Job: Quote, verbatim, all material below, without pictures.

Source data:
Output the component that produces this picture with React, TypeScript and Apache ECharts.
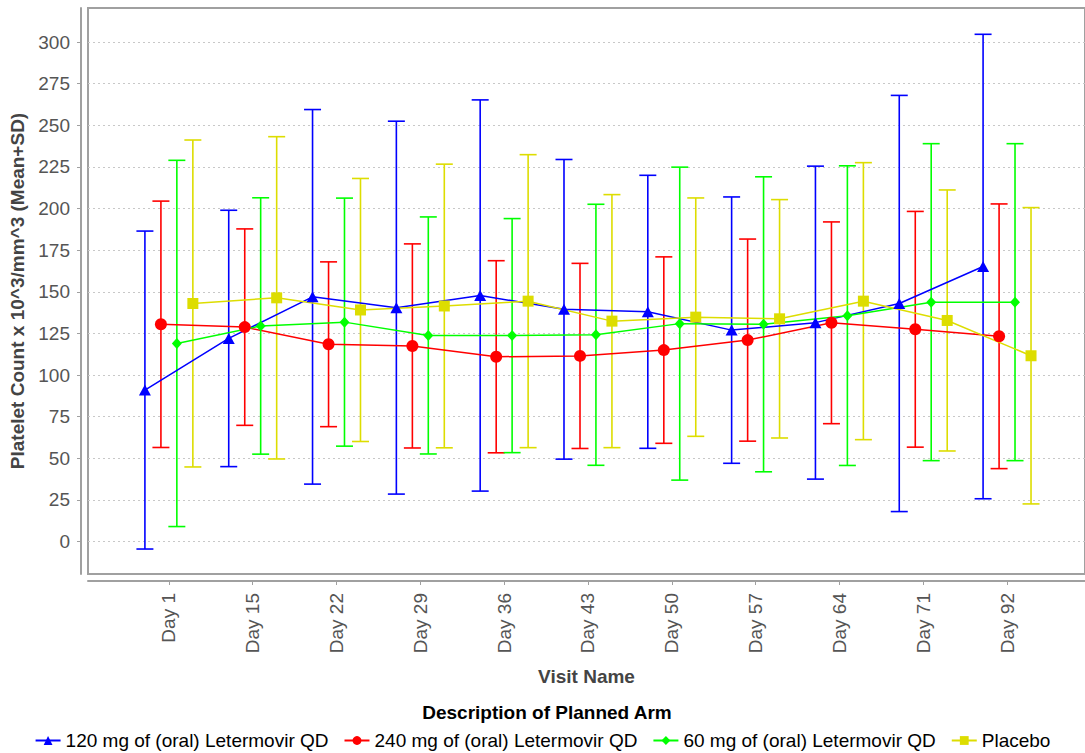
import React, { useEffect, useRef } from 'react';
import * as echarts from 'echarts';

const FONT = '"Liberation Sans", Arial, Helvetica, sans-serif';

const visits = ['Day 1', 'Day 15', 'Day 22', 'Day 29', 'Day 36', 'Day 43', 'Day 50', 'Day 57', 'Day 64', 'Day 71', 'Day 92'];
const arms = [
  '120 mg of (oral) Letermovir QD',
  '240 mg of (oral) Letermovir QD',
  '60 mg of (oral) Letermovir QD',
  'Placebo',
];
const yTicks = [0, 25, 50, 75, 100, 125, 150, 175, 200, 225, 250, 275, 300];

const mean120 = [91, 122, 147, 140.5, 147.8, 139.5, 138, 127, 131.5, 143, 165.2];
const sd120 = [95.5, 77, 112.5, 112, 117.5, 90, 82, 80, 94, 125, 139.5];
const mean240 = [130.5, 128.8, 118.5, 117.5, 111, 111.5, 115, 121, 131.4, 127.5, 123.3];
const sd240 = [74, 59, 49.5, 61.3, 57.7, 55.6, 56, 60.7, 60.6, 70.8, 79.5];
const mean60 = [119, 129.5, 131.8, 123.8, 123.7, 124.2, 130.9, 130.5, 135.7, 143.8, 143.8];
const sd60 = [110, 77, 74.5, 71.2, 70.3, 78.4, 94, 88.6, 90, 95.2, 95.2];
const meanPbo = [143, 146.4, 139.1, 141.5, 144.4, 132.4, 134.8, 133.8, 144.4, 132.8, 111.6];
const sdPbo = [98.2, 96.8, 79, 85.2, 88, 76, 71.6, 71.6, 83.2, 78.4, 89];

const means = [mean120, mean240, mean60, meanPbo];
const sds = [sd120, sd240, sd60, sdPbo];
const colors = ['#0000ff', '#ff0000', '#00ff00', '#dddd00'];
const symbols = ['triangle', 'circle', 'diamond', 'rect'];
const symbolSizes: any[] = [[12, 11], 12, [10, 11], 11];
// position of each arm inside its visit category (fraction of category width)
const armOffsets = [-0.286, -0.095, 0.095, 0.286];

export default function App() {
  const ref = useRef<HTMLDivElement>(null);
  useEffect(() => {
    const chart = echarts.init(ref.current!, null, { renderer: 'svg' });
    const xTicks = visits.map((_, i) => i);
    const lineSeries = arms.map((name, s) => ({
      name,
      type: 'line',
      data: means[s].map((m, i) => [i + armOffsets[s], m]),
      symbol: symbols[s],
      symbolSize: symbolSizes[s],
      itemStyle: { color: colors[s] },
      lineStyle: { color: colors[s], width: 1.5 },
      z: 3,
      emphasis: { disabled: true },
    }));
    const errSeries = arms.map((name, s) => ({
      name,
      type: 'custom',
      z: 2,
      encode: { x: 0, y: [1, 2] },
      data: means[s].map((m, i) => [i + armOffsets[s], m - sds[s][i], m + sds[s][i]]),
      renderItem: (_p: any, api: any) => {
        const x = api.value(0);
        const lo = api.coord([x, api.value(1)]);
        const hi = api.coord([x, api.value(2)]);
        const hw = 8.5;
        const style = { stroke: colors[s], lineWidth: 1.6, fill: null };
        return {
          type: 'group',
          children: [
            { type: 'line', shape: { x1: lo[0], y1: lo[1], x2: hi[0], y2: hi[1] }, style },
            { type: 'line', shape: { x1: lo[0] - hw, y1: lo[1], x2: lo[0] + hw, y2: lo[1] }, style },
            { type: 'line', shape: { x1: hi[0] - hw, y1: hi[1], x2: hi[0] + hw, y2: hi[1] }, style },
          ],
        };
      },
    }));
    const axisColor = '#a0a0a0';
    const option: any = {
      animation: false,
      backgroundColor: '#ffffff',
      textStyle: { fontFamily: FONT },
      grid: {
        left: 88,
        top: 8,
        width: 998,
        height: 566,
        show: true,
        borderColor: axisColor,
        borderWidth: 2,
        backgroundColor: '#ffffff',
      },
      xAxis: {
        type: 'value',
        min: -0.965,
        max: 10.93,
        offset: 7,
        axisLine: { show: true, onZero: false, lineStyle: { color: axisColor, width: 2 } },
        axisTick: { show: true, customValues: xTicks, length: 4, lineStyle: { color: axisColor, width: 1 } },
        axisLabel: {
          customValues: xTicks,
          rotate: 90,
          margin: 12,
          formatter: (v: number) => visits[Math.round(v)],
          color: '#555555',
          fontSize: 19,
          fontFamily: FONT,
        },
        splitLine: { show: false },
        name: 'Visit Name',
        nameLocation: 'middle',
        nameGap: 86,
        nameTextStyle: { fontWeight: 'bold', fontSize: 19, color: '#444444', fontFamily: FONT },
      },
      yAxis: {
        type: 'value',
        min: -19.5,
        max: 320.5,
        offset: 7,
        axisLine: { show: true, onZero: false, lineStyle: { color: axisColor, width: 2 } },
        axisTick: { show: true, customValues: yTicks, length: 4, lineStyle: { color: axisColor, width: 1 } },
        axisLabel: { customValues: yTicks, margin: 11, color: '#555555', fontSize: 19, fontFamily: FONT },
        splitLine: { show: true, lineStyle: { color: '#c8c8c8', width: 1, type: [2, 3] } },
        name: 'Platelet Count x 10^3/mm^3 (Mean+SD)',
        nameLocation: 'middle',
        nameGap: 54,
        nameTextStyle: { fontWeight: 'bold', fontSize: 19, color: '#444444', fontFamily: FONT },
      },
      legend: {
        data: arms,
        top: 731,
        left: 'center',
        padding: 0,
        itemWidth: 25,
        itemHeight: 11,
        itemGap: 15,
        textStyle: { fontSize: 19, color: '#000000', fontFamily: FONT },
      },
      graphic: [
        {
          type: 'text',
          x: 547,
          y: 712,
          style: {
            text: 'Description of Planned Arm',
            fontSize: 19,
            fontWeight: 'bold',
            fontFamily: FONT,
            fill: '#000000',
            textAlign: 'center',
            textVerticalAlign: 'middle',
          },
        },
      ],
      series: [...lineSeries, ...errSeries],
    };
    chart.setOption(option);
    return () => chart.dispose();
  }, []);
  return (
    <div
      ref={ref}
      style={{ position: 'fixed', left: 0, top: 0, width: 1085, height: 753, background: '#ffffff' }}
    />
  );
}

Solution:
Output the component that produces this picture with React, TypeScript and Apache ECharts.
import React, { useEffect, useRef } from 'react';
import * as echarts from 'echarts';

const FONT = '"Liberation Sans", Arial, Helvetica, sans-serif';

const visits = ['Day 1', 'Day 15', 'Day 22', 'Day 29', 'Day 36', 'Day 43', 'Day 50', 'Day 57', 'Day 64', 'Day 71', 'Day 92'];
const arms = [
  '120 mg of (oral) Letermovir QD',
  '240 mg of (oral) Letermovir QD',
  '60 mg of (oral) Letermovir QD',
  'Placebo',
];
const yTicks = [0, 25, 50, 75, 100, 125, 150, 175, 200, 225, 250, 275, 300];

const mean120 = [91, 122, 147, 140.5, 147.8, 139.5, 138, 127, 131.5, 143, 165.2];
const sd120 = [95.5, 77, 112.5, 112, 117.5, 90, 82, 80, 94, 125, 139.5];
const mean240 = [130.5, 128.8, 118.5, 117.5, 111, 111.5, 115, 121, 131.4, 127.5, 123.3];
const sd240 = [74, 59, 49.5, 61.3, 57.7, 55.6, 56, 60.7, 60.6, 70.8, 79.5];
const mean60 = [119, 129.5, 131.8, 123.8, 123.7, 124.2, 130.9, 130.5, 135.7, 143.8, 143.8];
const sd60 = [110, 77, 74.5, 71.2, 70.3, 78.4, 94, 88.6, 90, 95.2, 95.2];
const meanPbo = [143, 146.4, 139.1, 141.5, 144.4, 132.4, 134.8, 133.8, 144.4, 132.8, 111.6];
const sdPbo = [98.2, 96.8, 79, 85.2, 88, 76, 71.6, 71.6, 83.2, 78.4, 89];

const means = [mean120, mean240, mean60, meanPbo];
const sds = [sd120, sd240, sd60, sdPbo];
const colors = ['#0000ff', '#ff0000', '#00ff00', '#dddd00'];
const symbols = ['triangle', 'circle', 'diamond', 'rect'];
const symbolSizes: any[] = [[12, 11], 12, [10, 11], 11];
// position of each arm inside its visit category (fraction of category width)
const armOffsets = [-0.286, -0.095, 0.095, 0.286];

export default function App() {
  const ref = useRef<HTMLDivElement>(null);
  useEffect(() => {
    const chart = echarts.init(ref.current!, null, { renderer: 'svg' });
    const xTicks = visits.map((_, i) => i);
    const lineSeries = arms.map((name, s) => ({
      name,
      type: 'line',
      data: means[s].map((m, i) => [i + armOffsets[s], m]),
      symbol: symbols[s],
      symbolSize: symbolSizes[s],
      itemStyle: { color: colors[s] },
      lineStyle: { color: colors[s], width: 1.5 },
      z: 3,
      emphasis: { disabled: true },
    }));
    const errSeries = arms.map((name, s) => ({
      name,
      type: 'custom',
      z: 2,
      encode: { x: 0, y: [1, 2] },
      data: means[s].map((m, i) => [i + armOffsets[s], m - sds[s][i], m + sds[s][i]]),
      renderItem: (_p: any, api: any) => {
        const x = api.value(0);
        const lo = api.coord([x, api.value(1)]);
        const hi = api.coord([x, api.value(2)]);
        const hw = 8.5;
        const style = { stroke: colors[s], lineWidth: 1.6, fill: null };
        return {
          type: 'group',
          children: [
            { type: 'line', shape: { x1: lo[0], y1: lo[1], x2: hi[0], y2: hi[1] }, style },
            { type: 'line', shape: { x1: lo[0] - hw, y1: lo[1], x2: lo[0] + hw, y2: lo[1] }, style },
            { type: 'line', shape: { x1: hi[0] - hw, y1: hi[1], x2: hi[0] + hw, y2: hi[1] }, style },
          ],
        };
      },
    }));
    const axisColor = '#a0a0a0';
    const option: any = {
      animation: false,
      backgroundColor: '#ffffff',
      textStyle: { fontFamily: FONT },
      grid: {
        left: 88,
        top: 8,
        width: 998,
        height: 566,
        show: true,
        borderColor: axisColor,
        borderWidth: 2,
        backgroundColor: '#ffffff',
      },
      xAxis: {
        type: 'value',
        min: -0.965,
        max: 10.93,
        offset: 7,
        axisLine: { show: true, onZero: false, lineStyle: { color: axisColor, width: 2 } },
        axisTick: { show: true, customValues: xTicks, length: 4, lineStyle: { color: axisColor, width: 1 } },
        axisLabel: {
          customValues: xTicks,
          rotate: 90,
          margin: 12,
          formatter: (v: number) => visits[Math.round(v)],
          color: '#555555',
          fontSize: 19,
          fontFamily: FONT,
        },
        splitLine: { show: false },
        name: 'Visit Name',
        nameLocation: 'middle',
        nameGap: 86,
        nameTextStyle: { fontWeight: 'bold', fontSize: 19, color: '#444444', fontFamily: FONT },
      },
      yAxis: {
        type: 'value',
        min: -19.5,
        max: 320.5,
        offset: 7,
        axisLine: { show: true, onZero: false, lineStyle: { color: axisColor, width: 2 } },
        axisTick: { show: true, customValues: yTicks, length: 4, lineStyle: { color: axisColor, width: 1 } },
        axisLabel: { customValues: yTicks, margin: 11, color: '#555555', fontSize: 19, fontFamily: FONT },
        splitLine: { show: true, lineStyle: { color: '#c8c8c8', width: 1, type: [2, 3] } },
        name: 'Platelet Count x 10^3/mm^3 (Mean+SD)',
        nameLocation: 'middle',
        nameGap: 54,
        nameTextStyle: { fontWeight: 'bold', fontSize: 19, color: '#444444', fontFamily: FONT },
      },
      legend: {
        data: arms,
        top: 731,
        left: 'center',
        padding: 0,
        itemWidth: 25,
        itemHeight: 11,
        itemGap: 15,
        textStyle: { fontSize: 19, color: '#000000', fontFamily: FONT },
      },
      graphic: [
        {
          type: 'text',
          x: 547,
          y: 712,
          style: {
            text: 'Description of Planned Arm',
            fontSize: 19,
            fontWeight: 'bold',
            fontFamily: FONT,
            fill: '#000000',
            textAlign: 'center',
            textVerticalAlign: 'middle',
          },
        },
      ],
      series: [...lineSeries, ...errSeries],
    };
    chart.setOption(option);
    return () => chart.dispose();
  }, []);
  return (
    <div
      ref={ref}
      style={{ position: 'fixed', left: 0, top: 0, width: 1085, height: 753, background: '#ffffff' }}
    />
  );
}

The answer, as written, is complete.